Top 10 tax tips
Take the strain out of the end of the financial year!
It’s that time of the year again where the tax man comes knocking and expects you to have all your financials in tip-top condition. Small business owners can often feel the strain as the end of the tax year looms, desperately striving to digest and implement a wealth of information.
Our top 10 list of tips is a great guide for how you can do your own tax properly:
- Be organised – don’t leave everything to the last minute. Research what it is that you need to have ready and start collating all documents well in advance of the tax deadline. We suggest writing a list of all the files that need to be gathered. Remember to include receipts, certificates, bills and dividend statements.
- Write off bad debt – It is always best to review all debts before 30th June and write off bad debt. This involves taking the value of the debt owed and eschewing taxes against it.
- Scrap unwanted stock – Look for obsolete stock and adopt a valuation rule. Scrap unwanted stock by 30th June, if the difference between opening and closing value is less than $5,000.

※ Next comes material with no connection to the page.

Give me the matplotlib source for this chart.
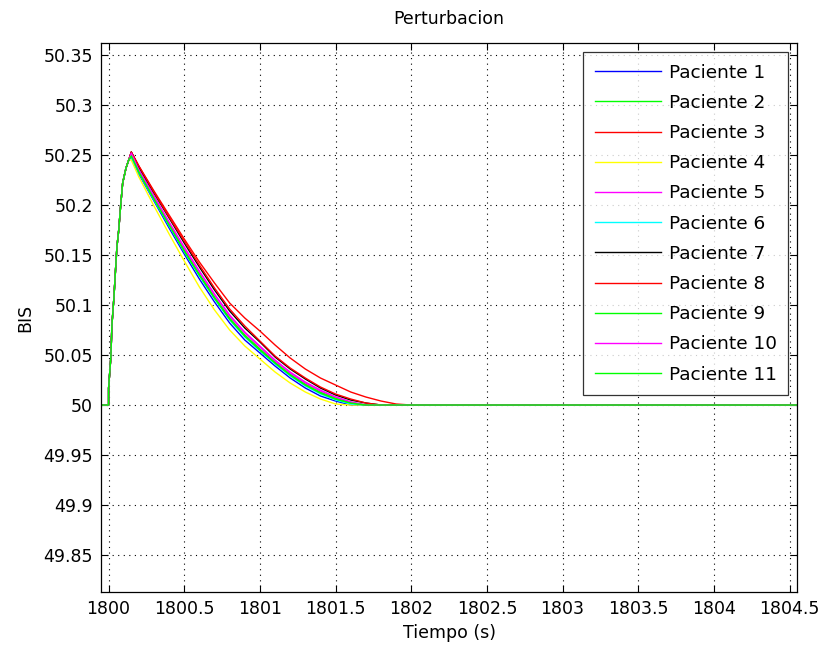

- Entrepreneurs tax offset – If you as a taxpayer are a small business entity of less than $75,000 then you may qualify for an offset of up to 25% off tax payable on business income.
- Review your rebates - Tax rebates, such as the private health insurance rebate, reduces the tax you owe and may be offered as an incentive, as a credit for tax already paid, or to relieve personal circumstances.
- Employ car deductions - If you use your car for work, keep a logbook and keep all your expenses for the year. It will allow you the option of selecting the best method of claiming the cost of running your vehicle.
- Goods and services tax (GST) – GST can be a bonus for small business owners in terms of cash flow. If for example your collection cycle is less than 30 days, the GST money provided from your customers will be in your bank and can be deployed in the funding of your business.
- Get educated- Understand what work related expenses you can claim, and those that are unique to your industry.
- Expenses - Pay deductible expenses as close to June 30th as possible to minimise the cash flow impact and make sure you keep a well-organised file of all receipts.
- 10. Web based accounting – shoebox accounting is not only unreliable but also unsafe. With the digital age well and truly upon us, it is only logical to move accounting to a secure online platform, where financials can be tracked and maintained with ease.